Thursday, August 04, 2005

Ideology and Democracy

I just read a really remarkable book - Mass Oratory and Political Power in the Late Roman Republic, by Robert Morstein-Marx - in which he makes a very interesting argument about Roman republican rhetoric that, I think, has implications for current discussions of rhetoric.

His point - to summarize - is that the political culture of late Republican Rome was "ideologically monotonous" - what looks like ideological debate about the nature of government, how it ought to be conducted, which ideas ought to guide us in our practice - was, in fact, really a series of ad hominem assaults on individuals, with no significant orator questioning the status quo of the organization of Roman politics as a whole. (Hence Meier's thesis of the "crisis without an alternative" leading to the rise of Octavius/Augustus.)
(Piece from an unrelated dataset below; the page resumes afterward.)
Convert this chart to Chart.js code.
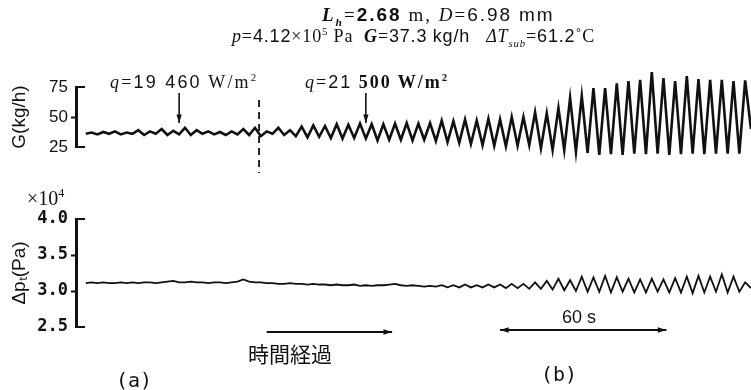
<!DOCTYPE html>
<html>
<head>
<meta charset="utf-8">
<script src="https://cdn.jsdelivr.net/npm/chart.js@4.4.1/dist/chart.umd.min.js"></script>
<style>
  body { margin: 0; background: #fff; }
  #wrap { position: relative; width: 751px; height: 390px; overflow: hidden; color: #111; font-family: "Liberation Serif", serif; }
  canvas { position: absolute; left: 0; top: 0; }
  .t { position: absolute; white-space: nowrap; line-height: 1; }
  .sans { font-family: "Liberation Sans", sans-serif; }
  sub, sup { font-size: 60%; line-height: 0; }
</style>
</head>
<body>
<div id="wrap">
  <canvas id="flowChart" width="751" height="390"></canvas>
  <canvas id="dpChart" width="751" height="390"></canvas>

  <div class="t" style="left:322px;top:5px;font-size:19px;letter-spacing:2px"><b><i>L<sub>h</sub></i></b>=<b class="sans">2.68</b> m, <i>D</i>=<span class="sans">6.98</span> <span class="sans">mm</span></div>
  <div class="t" style="left:232px;top:27px;font-size:18px;letter-spacing:0.85px"><i>p</i>=<span class="sans">4.12</span>×10<sup>5</sup> Pa&nbsp;&nbsp;<b><i>G</i></b>=<span class="sans">37.3</span> <span class="sans">kg/h</span>&nbsp;&nbsp;&nbsp;<i>ΔT<sub>sub</sub></i>=<span class="sans">61.2</span>˚C</div>

  <div class="t" style="left:110px;top:73px;font-size:18px;letter-spacing:2.2px"><i>q</i>=<span class="sans">19 460</span> W/m<sup>2</sup></div>
  <div class="t" style="left:305px;top:73px;font-size:18px;letter-spacing:2px"><i>q</i>=<span class="sans">21</span> <b>500 W/m<sup>2</sup></b></div>

  <div class="t" style="left:27px;top:188px;font-size:20px">×10<sup>4</sup></div>

  <div class="t sans" style="left:562px;top:308px;font-size:18px">60 s</div>
  <div class="t" style="left:248px;top:343px;font-size:21px;font-family:'Noto Sans CJK JP',sans-serif">時間経過</div>
  <div class="t" style="left:116px;top:370px;font-size:20px;font-family:'DejaVu Sans Mono',monospace">(a)</div>
  <div class="t" style="left:541px;top:364px;font-size:20px;font-family:'DejaVu Sans Mono',monospace">(b)</div>
</div>

<script>
// flow rate G (kg/h), one value per half oscillation period
const flowG = [
  36, 37, 35.5, 37.5, 36, 38, 35.5, 37, 36, 39,
  35, 38, 36, 40, 35, 38.5, 35.5, 41, 35, 39,
  36, 38, 35.5, 37.5, 35, 38, 35.5, 40, 35, 41,
  34, 38, 36, 41, 35, 39, 34, 42, 33, 43,
  33.5, 42.5, 32.5, 44, 32, 43.5, 32.5, 44.5, 32, 44,
  30.5, 44, 31, 44.5, 31, 45, 30.5, 44.5, 31, 45,
  30, 47, 29, 46.5, 28.5, 48, 27.5, 47, 26.5, 48.5,
  26, 48, 25.5, 50, 26, 50, 26.5, 54, 24, 53,
  22.5, 57.5, 22.5, 66, 21, 67.5, 20, 74, 18.5, 74,
  19, 78, 18.5, 80, 19.5, 81, 19, 87.5, 19.5, 82.5,
  18.5, 80, 19, 84, 19.5, 81.5, 19, 81, 19.5, 81,
  19.5, 80, 19.5, 80.5, 40
];

// pressure drop Δp_t (×10^4 Pa)
const pressureDp = [
  3.11, 3.12, 3.11, 3.12, 3.11, 3.11, 3.12, 3.11, 3.12, 3.11,
  3.12, 3.12, 3.11, 3.12, 3.13, 3.14, 3.12, 3.12, 3.13, 3.12,
  3.12, 3.11, 3.12, 3.12, 3.11, 3.12, 3.13, 3.16, 3.13, 3.12,
  3.12, 3.11, 3.11, 3.10, 3.10, 3.11, 3.10, 3.10, 3.09, 3.10,
  3.09, 3.09, 3.08, 3.09, 3.08, 3.08, 3.09, 3.07, 3.08, 3.07,
  3.08, 3.08, 3.09, 3.10, 3.08, 3.07, 3.08, 3.07, 3.06, 3.07,
  3.06, 3.08, 3.05, 3.08, 3.05, 3.09, 3.05, 3.08, 3.05, 3.09,
  3.05, 3.09, 3.04, 3.10, 3.04, 3.10, 3.03, 3.12, 3.03, 3.14,
  3.02, 3.17, 3.01, 3.15, 3.00, 3.20, 2.99, 3.19, 2.99, 3.21,
  2.98, 3.19, 2.99, 3.17, 2.98, 3.16, 2.98, 3.17, 2.99, 3.16,
  2.98, 3.18, 2.98, 3.20, 2.97, 3.21, 2.98, 3.20, 2.99, 3.23,
  2.98, 3.20, 2.99, 3.12, 3.04
];

const timeSteps = flowG.map((v, i) => i);

const ticksG = [25, 50, 75];
const ticksDp = [2.5, 3.0, 3.5, 4.0];

// time marks: q arrows and the step change (dashed line)
const heatFluxMarks = [16, 48];
const stepMark = 29.7;
// bottom arrows: elapsed time, and the 60 s span
const elapsedSpan = [31, 52.5];
const sixtySecSpan = [71, 99.5];

const ink = "#111";

const drawArrow = (ctx, x1, y1, x2, y2, both) => {
  const head = (fx, fy, tx, ty) => {
    const a = Math.atan2(ty - fy, tx - fx);
    ctx.beginPath();
    ctx.moveTo(tx, ty);
    ctx.lineTo(tx - 9 * Math.cos(a - 0.3), ty - 9 * Math.sin(a - 0.3));
    ctx.lineTo(tx - 9 * Math.cos(a + 0.3), ty - 9 * Math.sin(a + 0.3));
    ctx.closePath();
    ctx.fill();
  };
  ctx.beginPath();
  ctx.moveTo(x1, y1);
  ctx.lineTo(x2, y2);
  ctx.stroke();
  head(x1, y1, x2, y2);
  if (both) head(x2, y2, x1, y1);
};

// the "[" shaped axis: vertical line with short caps to the right at both ends
const bracketPlugin = {
  id: "bracket",
  afterDraw(chart) {
    const { ctx, chartArea } = chart;
    const x0 = chartArea.left - 1;
    ctx.save();
    ctx.strokeStyle = ink;
    ctx.lineWidth = 2;
    ctx.beginPath();
    ctx.moveTo(x0 + 9, chartArea.top);
    ctx.lineTo(x0, chartArea.top);
    ctx.lineTo(x0, chartArea.bottom);
    ctx.lineTo(x0 + 9, chartArea.bottom);
    ctx.stroke();
    ctx.restore();
  },
};

const flowMarks = {
  id: "flowMarks",
  afterDraw(chart) {
    const { ctx, chartArea } = chart;
    const x = chart.scales.x;
    ctx.save();
    ctx.strokeStyle = ink;
    ctx.fillStyle = ink;
    ctx.lineWidth = 1.6;
    heatFluxMarks.forEach((t) => {
      const px = x.getPixelForValue(t);
      drawArrow(ctx, px, chartArea.top + 6, px, chartArea.top + 36, false);
    });
    const sx = x.getPixelForValue(stepMark);
    ctx.setLineDash([7, 5]);
    ctx.lineWidth = 1.8;
    ctx.beginPath();
    ctx.moveTo(sx, chartArea.top + 13);
    ctx.lineTo(sx, chartArea.bottom + 26);
    ctx.stroke();
    ctx.restore();
  },
};

const dpMarks = {
  id: "dpMarks",
  afterDraw(chart) {
    const { ctx, chartArea } = chart;
    const x = chart.scales.x;
    ctx.save();
    ctx.strokeStyle = ink;
    ctx.fillStyle = ink;
    ctx.lineWidth = 1.8;
    drawArrow(ctx, x.getPixelForValue(elapsedSpan[0]), chartArea.bottom + 5,
      x.getPixelForValue(elapsedSpan[1]), chartArea.bottom + 5, false);
    drawArrow(ctx, x.getPixelForValue(sixtySecSpan[0]), chartArea.bottom + 3,
      x.getPixelForValue(sixtySecSpan[1]), chartArea.bottom + 3, true);
    ctx.restore();
  },
};

const yAxis = (min, max, tickValues, title, tickFont, fmt) => ({
  min: min,
  max: max,
  afterBuildTicks: (scale) => {
    scale.ticks = tickValues.map((v) => ({ value: v }));
  },
  afterFit: (scale) => {
    scale.width = 77;
  },
  border: { display: true, color: ink, width: 2 },
  grid: {
    drawOnChartArea: false,
    drawTicks: true,
    tickLength: 6,
    tickWidth: 2,
    tickColor: (c) => {
      const v = c.tick ? c.tick.value : null;
      return v === min || v === max ? "rgba(0,0,0,0)" : ink;
    },
  },
  ticks: {
    color: ink,
    padding: 3,
    font: tickFont,
    callback: fmt,
  },
  title: {
    display: true,
    text: title,
    color: ink,
    font: { family: "Liberation Sans", size: 19 },
    padding: { top: 8, bottom: 0 },
  },
});

const xAxis = {
  type: "linear",
  min: -1.5,
  max: 114,
  display: false,
};

const baseOptions = (pad, y) => ({
  responsive: false,
  animation: false,
  layout: { padding: pad },
  plugins: { legend: { display: false }, tooltip: { enabled: false } },
  scales: { x: xAxis, y: y },
});

new Chart(document.getElementById("flowChart").getContext("2d"), {
  type: "line",
  data: {
    labels: timeSteps,
    datasets: [
      {
        label: "G",
        data: flowG.map((v, i) => ({ x: timeSteps[i], y: v })),
        borderColor: ink,
        borderWidth: 2.6,
        pointRadius: 0,
        tension: 0,
        clip: false,
        fill: false,
      },
    ],
  },
  options: baseOptions(
    { top: 87, bottom: 243, left: 0, right: 0 },
    yAxis(25, 75, ticksG, "G(kg/h)", { family: "Liberation Sans", size: 17 }, (v) => v)
  ),
  plugins: [bracketPlugin, flowMarks],
});

new Chart(document.getElementById("dpChart").getContext("2d"), {
  type: "line",
  data: {
    labels: timeSteps,
    datasets: [
      {
        label: "dp",
        data: pressureDp.map((v, i) => ({ x: timeSteps[i], y: v })),
        borderColor: ink,
        borderWidth: 1.8,
        pointRadius: 0,
        tension: 0,
        clip: false,
        fill: false,
      },
    ],
  },
  options: baseOptions(
    { top: 219, bottom: 63, left: 0, right: 0 },
    yAxis(2.5, 4.0, ticksDp, "Δpₜ(Pa)", { family: "DejaVu Sans Mono", size: 17, weight: "bold" }, (v) => v.toFixed(1))
  ),
  plugins: [bracketPlugin, dpMarks],
});
</script>
</body>
</html>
Anyway, what does it mean about American politics today? When you find political rhetoric being a contest over who has the true interests of the American people/group X at heart, and competition between the two sides centering on who is the bigger liar, you have a problem. What is shows is a pretty flawed rhetorical/political situation, in which, though I hate to sound all Frankfurt schooly, something like a hegemonic superstructure has so thoroughly penetrated the minds of the masses that even "critiques" of the system or facets of it wind up reproducing the system itself. Case in point - Morstein-Marx draws on Habermas in setting up his argument, specifically Habermas' point about the ideal speech situation, within which we each advance reasons that we are unembarassed to give (they are unselfish, for instance) and we each have equal opportunity to speak and listen.

Now, that's about as far from American politics as I think you can get - and there are a whole lot of variables you could look at to explain the discrepency between norm (democracy) and form (America 2005.) But among the ones that comes to mind is the mediator between elite and non-elite: the media. Could it be that the "he said/she said" firing of talking points formats that is so much of American media today can't do anything but reproduce the power structures and problems it is supposed to address?

Anyway, I'm writing about it because this seemed to be very much John Stewart's point on Crossfire, and I think the theme behind the show: the system - i.e. the one that is supposed to promote both accountability and interest representation in public discourse - is broken.